En 2024, le nombre de concerts a progressé de 18 % en Inde, selon la plateforme de vente en ligne BookMyShow, qui décrit une «tendance lourde». En janvier, le groupe britannique Coldplay a rempli les 130 000 sièges du stade de cricket géant d’Ahmedabad (ouest) pour ce qu’il a présenté comme son «plus grand concert». «Dès qu’ils ont annoncé la date, j’ai réservé mon billet d’avion et mon séjour parce que je voulais être la première», raconte Monica Sawant, 36 ans, qui a traversé l’Inde depuis Bangalore (sud-est) pour assister à leur prestation à Mumbai.
«Un potentiel énorme»
Même le Premier ministre ultranationaliste hindou Narendra Modi s’est enflammé pour ce «boom» du marché de la musique live. «L’Inde a un potentiel énorme», a-t-il souligné. Mais toutes les villes du pays ne disposent pas d’enceintes adaptées à ces concerts géants. «C’est un peu comme lancer une compagnie aérienne sans avoir d’aéroport», a récemment résumé le PDG de BookMyShow, Ashish Hemrajani.

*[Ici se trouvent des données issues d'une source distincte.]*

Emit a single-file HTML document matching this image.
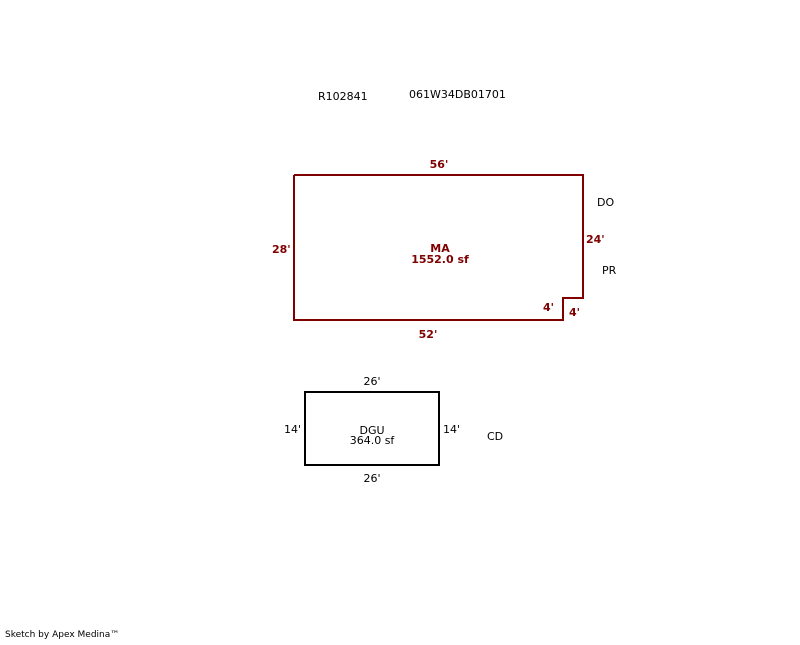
<!DOCTYPE html>
<html><head><style>
body{margin:0;background:#fff;}
svg text{font-family:"DejaVu Sans","Liberation Sans",sans-serif;font-size:11px;}
.r{fill:#800000;font-weight:bold;}
</style></head><body>
<svg width="800" height="640" xmlns="http://www.w3.org/2000/svg">
<text x="318" y="100">R102841</text>
<text x="409" y="98">061W34DB01701</text>
<polyline points="294,175 583,175 583,298 563,298 563,320 294,320 294,175" fill="none" stroke="#800000" stroke-width="2"/>
<text class="r" x="439" y="168" text-anchor="middle">56'</text>
<text class="r" x="272" y="253">28'</text>
<text class="r" x="586" y="243">24'</text>
<text class="r" x="428" y="338" text-anchor="middle">52'</text>
<text class="r" x="543" y="311">4'</text>
<text class="r" x="569" y="316">4'</text>
<text class="r" x="440" y="252" text-anchor="middle">MA</text>
<text class="r" x="440" y="263" text-anchor="middle">1552.0 sf</text>
<text x="597" y="206">DO</text>
<text x="602" y="274">PR</text>
<rect x="305" y="392" width="134" height="73" fill="none" stroke="#000" stroke-width="2"/>
<text x="372" y="385" text-anchor="middle">26'</text>
<text x="372" y="482" text-anchor="middle">26'</text>
<text x="284" y="433">14'</text>
<text x="443" y="433">14'</text>
<text x="372" y="434" text-anchor="middle">DGU</text>
<text x="372" y="444" text-anchor="middle">364.0 sf</text>
<text x="487" y="440">CD</text>
<text x="5" y="637" style="font-size:9px">Sketch by Apex Medina™</text>
</svg>
</body></html>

Les fans se plaignent du manque de commodités sanitaires, de dispositifs de gestion des foules peu efficaces ou d’un manque criant de places de parking pour les spectateurs motorisés. «C’était terrible», se plaint Ruchi Shukla, 27 ans, venue assister au concert d’une star indienne de la pop l’an dernier à Gurgaon, dans la grande banlieue de la capitale New Delhi. «Il fallait se battre pour arriver jusqu’à la salle, se battre pour en ressortir et encore se battre pour écouter le concert», décrit-elle.

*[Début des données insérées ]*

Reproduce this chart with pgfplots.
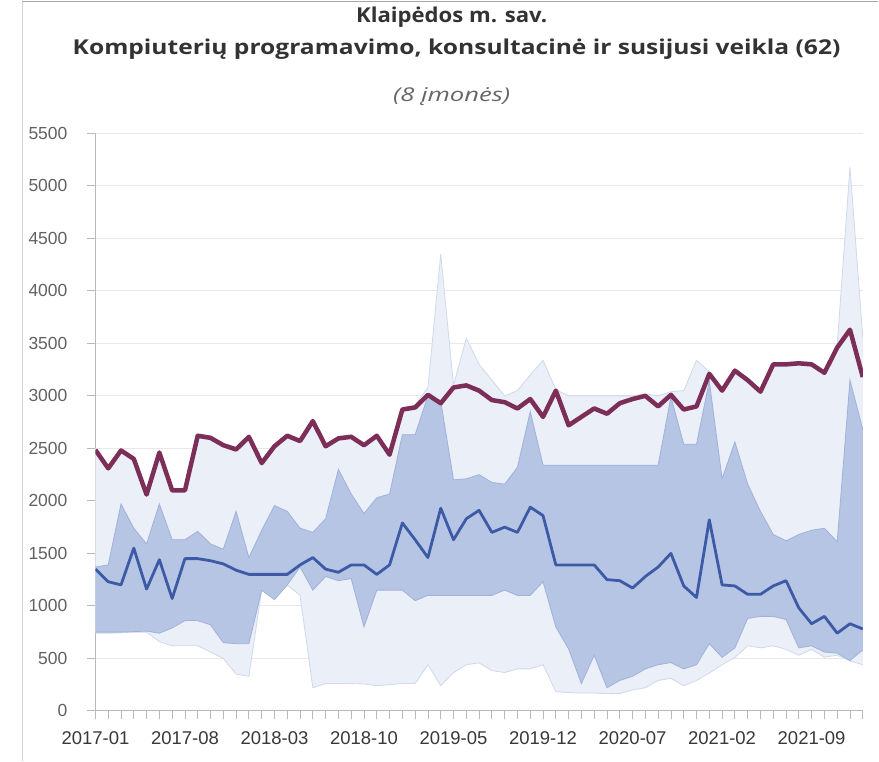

Le comédien sud-africain Trevor Noah s’est plaint publiquement des mauvaises conditions d’accueil du public indien. En 2023, il a annulé des shows parce que le public ne l’entendait pas sur scène. En janvier, le groupe américain Cigarettes After Sex a lui aussi été contraint de renoncer à un concert à Bangalore à cause de «difficultés techniques». Pire : en décembre, un fan, Sheldon Aranjo, a fait grand bruit en rapportant sur les réseaux sociaux avoir dû, faute de toilettes, se soulager sur lui-même lors d’un concert de Bryan Adams.
«Couacs de jeunesse»
«On fait venir des artistes internationaux, on paie la même chose que les spectateurs du reste du monde, pourquoi ne serais-je pas en droit d’avoir une représentation de qualité?», interroge-t-il. Nullement inquiet, le patron du festival indien NH7, Tej Brar, ne veut voir là que les «couacs de jeunesse d’une industrie en pleine croissance».

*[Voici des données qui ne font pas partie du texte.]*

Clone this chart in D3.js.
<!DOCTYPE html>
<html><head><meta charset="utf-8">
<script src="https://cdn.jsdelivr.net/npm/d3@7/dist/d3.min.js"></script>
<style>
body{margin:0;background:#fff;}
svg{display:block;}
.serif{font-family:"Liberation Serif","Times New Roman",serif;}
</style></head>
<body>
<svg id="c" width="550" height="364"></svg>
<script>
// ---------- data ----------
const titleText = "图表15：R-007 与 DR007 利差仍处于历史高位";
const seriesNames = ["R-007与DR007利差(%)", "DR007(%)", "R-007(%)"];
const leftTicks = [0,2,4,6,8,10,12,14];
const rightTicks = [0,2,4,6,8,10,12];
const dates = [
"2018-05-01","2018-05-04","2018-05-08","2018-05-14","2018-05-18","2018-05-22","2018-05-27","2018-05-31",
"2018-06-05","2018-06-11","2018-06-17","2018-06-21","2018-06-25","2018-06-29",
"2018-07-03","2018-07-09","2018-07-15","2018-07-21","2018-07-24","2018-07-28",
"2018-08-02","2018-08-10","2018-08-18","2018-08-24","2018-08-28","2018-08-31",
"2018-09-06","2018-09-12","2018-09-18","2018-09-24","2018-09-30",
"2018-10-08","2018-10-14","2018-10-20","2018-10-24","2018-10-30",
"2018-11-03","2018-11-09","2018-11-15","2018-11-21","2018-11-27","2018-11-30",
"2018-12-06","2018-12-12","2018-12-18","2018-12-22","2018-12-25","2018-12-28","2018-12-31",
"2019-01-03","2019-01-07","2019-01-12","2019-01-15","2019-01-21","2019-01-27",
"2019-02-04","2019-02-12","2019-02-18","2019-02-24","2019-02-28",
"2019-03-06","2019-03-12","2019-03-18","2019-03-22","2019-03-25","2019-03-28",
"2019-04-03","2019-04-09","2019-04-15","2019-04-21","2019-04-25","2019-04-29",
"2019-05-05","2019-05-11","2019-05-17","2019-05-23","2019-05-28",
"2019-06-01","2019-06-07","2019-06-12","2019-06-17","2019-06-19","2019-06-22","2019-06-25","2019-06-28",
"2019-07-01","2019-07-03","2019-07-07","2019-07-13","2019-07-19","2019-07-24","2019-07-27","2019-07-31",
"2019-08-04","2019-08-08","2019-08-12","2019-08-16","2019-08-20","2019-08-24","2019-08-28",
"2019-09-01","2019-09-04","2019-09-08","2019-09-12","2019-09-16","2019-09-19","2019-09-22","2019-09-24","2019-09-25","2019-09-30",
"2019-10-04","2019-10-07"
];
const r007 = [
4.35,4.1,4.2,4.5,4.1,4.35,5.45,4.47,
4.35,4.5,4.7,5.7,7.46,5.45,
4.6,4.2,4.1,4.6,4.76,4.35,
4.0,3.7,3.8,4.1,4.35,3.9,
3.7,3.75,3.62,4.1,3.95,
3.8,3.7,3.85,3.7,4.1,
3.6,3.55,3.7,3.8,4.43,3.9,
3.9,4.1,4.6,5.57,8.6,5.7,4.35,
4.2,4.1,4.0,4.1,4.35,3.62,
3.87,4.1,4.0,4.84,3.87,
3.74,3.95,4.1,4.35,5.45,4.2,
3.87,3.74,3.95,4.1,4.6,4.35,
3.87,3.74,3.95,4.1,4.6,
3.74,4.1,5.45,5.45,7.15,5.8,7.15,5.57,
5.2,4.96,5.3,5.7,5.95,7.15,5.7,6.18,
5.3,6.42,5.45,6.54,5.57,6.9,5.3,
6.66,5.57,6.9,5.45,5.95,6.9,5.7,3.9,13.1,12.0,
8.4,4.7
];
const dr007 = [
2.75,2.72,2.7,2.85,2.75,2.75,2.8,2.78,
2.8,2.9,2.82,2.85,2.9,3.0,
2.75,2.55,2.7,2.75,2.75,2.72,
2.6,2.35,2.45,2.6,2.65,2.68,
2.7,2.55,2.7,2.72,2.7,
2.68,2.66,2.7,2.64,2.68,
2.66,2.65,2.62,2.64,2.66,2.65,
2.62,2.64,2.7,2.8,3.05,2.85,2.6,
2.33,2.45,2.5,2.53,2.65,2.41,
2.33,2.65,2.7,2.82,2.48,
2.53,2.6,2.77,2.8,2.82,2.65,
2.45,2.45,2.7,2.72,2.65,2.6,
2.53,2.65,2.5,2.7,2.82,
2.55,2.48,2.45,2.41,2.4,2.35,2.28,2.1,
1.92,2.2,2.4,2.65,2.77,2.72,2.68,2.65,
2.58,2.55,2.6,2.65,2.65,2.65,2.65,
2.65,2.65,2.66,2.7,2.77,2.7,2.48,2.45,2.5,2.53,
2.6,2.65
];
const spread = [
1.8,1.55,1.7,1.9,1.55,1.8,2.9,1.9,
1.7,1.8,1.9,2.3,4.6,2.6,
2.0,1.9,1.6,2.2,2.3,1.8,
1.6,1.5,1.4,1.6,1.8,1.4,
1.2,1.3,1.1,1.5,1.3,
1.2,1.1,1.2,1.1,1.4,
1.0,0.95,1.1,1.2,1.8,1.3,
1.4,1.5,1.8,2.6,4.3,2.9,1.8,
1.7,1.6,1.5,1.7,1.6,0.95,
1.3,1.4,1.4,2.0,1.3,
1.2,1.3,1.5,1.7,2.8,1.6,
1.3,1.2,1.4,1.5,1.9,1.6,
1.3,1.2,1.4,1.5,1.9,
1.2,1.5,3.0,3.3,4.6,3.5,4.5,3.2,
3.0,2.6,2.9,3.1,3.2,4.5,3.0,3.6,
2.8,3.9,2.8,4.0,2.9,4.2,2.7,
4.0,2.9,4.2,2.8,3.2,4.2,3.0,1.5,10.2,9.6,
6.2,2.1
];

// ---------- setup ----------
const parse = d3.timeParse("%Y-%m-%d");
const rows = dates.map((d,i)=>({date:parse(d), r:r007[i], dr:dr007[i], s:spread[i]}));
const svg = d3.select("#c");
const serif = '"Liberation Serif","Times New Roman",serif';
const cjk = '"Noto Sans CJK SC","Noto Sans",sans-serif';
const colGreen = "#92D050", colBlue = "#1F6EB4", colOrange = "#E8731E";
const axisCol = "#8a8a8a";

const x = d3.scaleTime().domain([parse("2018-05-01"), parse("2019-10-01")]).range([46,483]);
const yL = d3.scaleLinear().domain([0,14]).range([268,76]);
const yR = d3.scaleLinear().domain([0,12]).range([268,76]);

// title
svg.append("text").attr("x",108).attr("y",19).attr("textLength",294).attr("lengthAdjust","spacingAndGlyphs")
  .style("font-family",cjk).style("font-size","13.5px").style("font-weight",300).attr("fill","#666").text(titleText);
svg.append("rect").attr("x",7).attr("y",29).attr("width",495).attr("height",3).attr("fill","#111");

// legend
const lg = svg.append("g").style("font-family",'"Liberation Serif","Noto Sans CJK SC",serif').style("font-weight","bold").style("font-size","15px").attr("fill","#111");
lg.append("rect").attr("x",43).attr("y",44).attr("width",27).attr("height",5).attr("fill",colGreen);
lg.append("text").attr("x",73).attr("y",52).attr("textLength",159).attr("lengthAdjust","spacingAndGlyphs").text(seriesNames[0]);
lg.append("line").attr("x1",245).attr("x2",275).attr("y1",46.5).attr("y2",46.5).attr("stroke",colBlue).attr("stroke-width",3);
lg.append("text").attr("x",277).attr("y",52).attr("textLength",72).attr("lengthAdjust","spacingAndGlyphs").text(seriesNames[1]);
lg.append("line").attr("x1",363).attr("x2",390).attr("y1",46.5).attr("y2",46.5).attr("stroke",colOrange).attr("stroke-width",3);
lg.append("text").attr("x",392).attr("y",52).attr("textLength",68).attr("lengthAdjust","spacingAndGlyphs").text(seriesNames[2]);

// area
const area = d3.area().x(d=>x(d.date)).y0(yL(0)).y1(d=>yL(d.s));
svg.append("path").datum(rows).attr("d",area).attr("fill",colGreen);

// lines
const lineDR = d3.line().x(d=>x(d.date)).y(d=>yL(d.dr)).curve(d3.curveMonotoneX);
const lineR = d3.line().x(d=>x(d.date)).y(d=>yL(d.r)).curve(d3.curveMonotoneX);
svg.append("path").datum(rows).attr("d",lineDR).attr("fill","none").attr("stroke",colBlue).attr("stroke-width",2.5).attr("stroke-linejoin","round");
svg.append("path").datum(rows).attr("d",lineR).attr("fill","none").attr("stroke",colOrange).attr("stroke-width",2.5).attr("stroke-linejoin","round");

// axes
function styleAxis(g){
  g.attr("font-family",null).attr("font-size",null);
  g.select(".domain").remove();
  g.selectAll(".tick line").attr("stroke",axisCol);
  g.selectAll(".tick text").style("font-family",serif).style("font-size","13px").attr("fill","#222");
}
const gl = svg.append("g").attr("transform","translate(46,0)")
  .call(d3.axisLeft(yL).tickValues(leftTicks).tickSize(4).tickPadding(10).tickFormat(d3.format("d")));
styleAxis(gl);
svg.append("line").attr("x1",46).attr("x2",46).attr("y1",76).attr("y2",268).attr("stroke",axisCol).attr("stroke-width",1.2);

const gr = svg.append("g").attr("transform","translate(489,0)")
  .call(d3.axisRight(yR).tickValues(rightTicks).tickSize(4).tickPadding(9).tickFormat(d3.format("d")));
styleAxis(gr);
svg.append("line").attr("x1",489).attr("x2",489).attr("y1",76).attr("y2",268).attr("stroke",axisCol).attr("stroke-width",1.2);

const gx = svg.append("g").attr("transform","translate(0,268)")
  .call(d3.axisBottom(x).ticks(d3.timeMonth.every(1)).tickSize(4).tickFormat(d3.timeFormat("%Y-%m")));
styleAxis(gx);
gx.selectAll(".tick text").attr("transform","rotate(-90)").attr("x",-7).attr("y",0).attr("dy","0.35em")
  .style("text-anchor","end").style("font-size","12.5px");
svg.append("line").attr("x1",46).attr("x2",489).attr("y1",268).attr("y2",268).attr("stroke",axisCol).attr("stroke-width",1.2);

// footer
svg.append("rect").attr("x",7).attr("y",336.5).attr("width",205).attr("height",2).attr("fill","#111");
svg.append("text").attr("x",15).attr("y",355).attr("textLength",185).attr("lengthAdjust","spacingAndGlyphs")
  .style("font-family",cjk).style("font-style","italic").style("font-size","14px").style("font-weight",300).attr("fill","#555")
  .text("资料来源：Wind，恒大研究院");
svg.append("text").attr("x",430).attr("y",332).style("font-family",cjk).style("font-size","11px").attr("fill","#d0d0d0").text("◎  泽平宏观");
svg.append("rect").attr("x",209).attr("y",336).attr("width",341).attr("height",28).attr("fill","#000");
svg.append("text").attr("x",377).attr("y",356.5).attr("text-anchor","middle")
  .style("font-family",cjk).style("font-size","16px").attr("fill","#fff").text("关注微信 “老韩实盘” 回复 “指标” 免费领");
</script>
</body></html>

Le promoteur Deepak Choudhary est lui aussi persuadé que la progression vertueuse du secteur «permettra à l’Inde de passer le cap de ses difficultés liées aux infrastructures». Dans un récent rapport, la Bank of Baroda a estimé que le bond des concerts pourrait rapporter à l’économie indienne jusqu’à 918 millions de dollars. «Le secteur est en pleine progression», souligne l’un de ses économistes, Jahnavi Prabhakar. «C’est quelque chose de totalement nouveau.»